Indiana girls basketball June League opens with Lawrence North standouts
Lawrence North’s Jordyn Suggs and Heavynne Beard head an early June League watch list as Indiana girls summer basketball begins to take shape.

Lawrence North showed up with immediate buzz as the Indiana girls basketball June League opened June 3 at Finch Creek Fieldhouse in Noblesville. The first day was less about a scoreboard and more about who looked ready to shape the summer, and two Panthers, Jordyn Suggs and Heavynne Beard, were among the names that stood out first.
Suggs arrives at 5-foot-10 with a reputation already moving ahead of her class. Prep Girls Hoops has described her as one of the best freshmen in the Indianapolis area last season, and that kind of early recognition makes every June run feel bigger for Lawrence North. Beard, listed at 5-foot-8 and in the 2029 class, gives the Panthers another young piece worth tracking as the program builds toward the 2026-27 season. When one school can put two underclassmen in the opening-day spotlight, it tells evaluators that the talent pipeline is not a one-player story.

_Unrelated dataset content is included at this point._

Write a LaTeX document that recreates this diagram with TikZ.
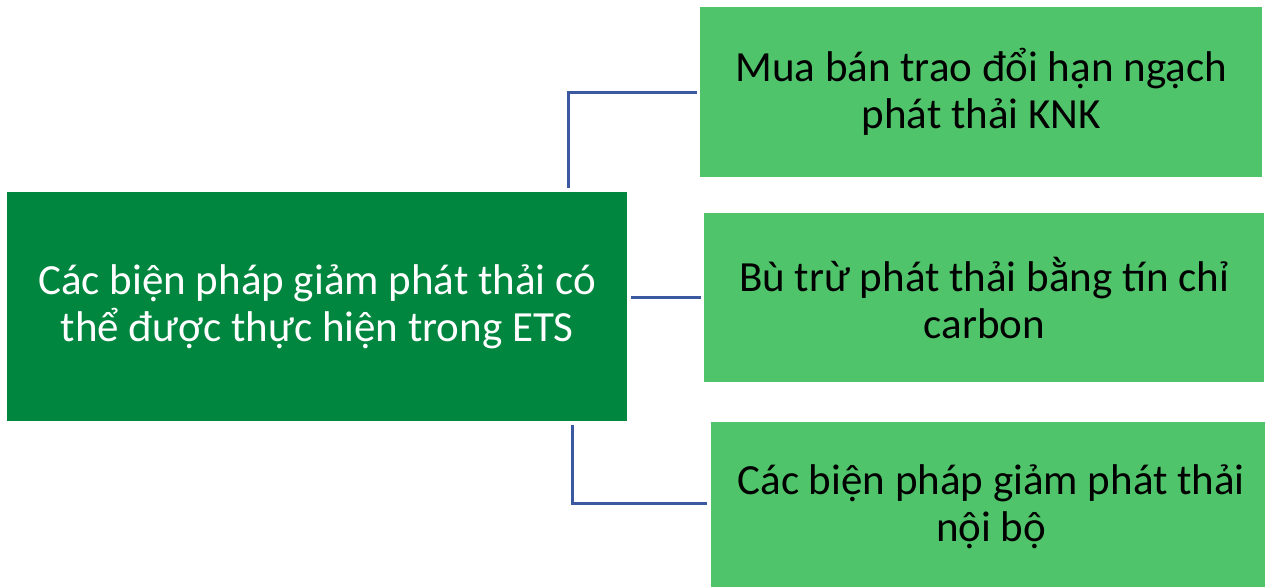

Greenfield-Central also made a strong imprint on the first day through Riley Johnson and Riley Schellhammer. Johnson gives the Cougars another guard to monitor in live action, while Schellhammer, listed at 5-foot-9, has been described as a player who can elevate a program quickly. That matters in Indiana summer basketball, where a single weekend can change how a school is viewed by opponents, scouts and even its own fan base once the regular season nears.
The rest of the standout group filled out the broader picture of the league’s opening day. Brooklyn Crim gave New Palestine another name to circle, and Kihanna Mellanson added a guard presence for Heritage Christian. That mix of schools from different parts of the state is part of the draw at Precision Fieldhouse at Finch Creek, which has built its high school summer league around varsity and JV competition during the contact period. At 16289 Boden Road, the Noblesville venue became an early measuring stick for what teams may become by fall.
The timing also makes the league feel more significant than a routine summer workout. The Indiana High School Athletic Association posted its 2026 summer rules and moratorium information on May 19, and its new enrollment and classification cycle for 2026-27 and 2027-28 is already in effect. That means the June League is unfolding inside a shifting competitive landscape, with program momentum and player movement likely to matter more as the summer goes on.
For Lawrence North, the first real stock watch of the girls summer started with Suggs and Beard. For everyone else in the gym, it was a reminder that June in Indiana is where breakout seasons begin to show their outlines.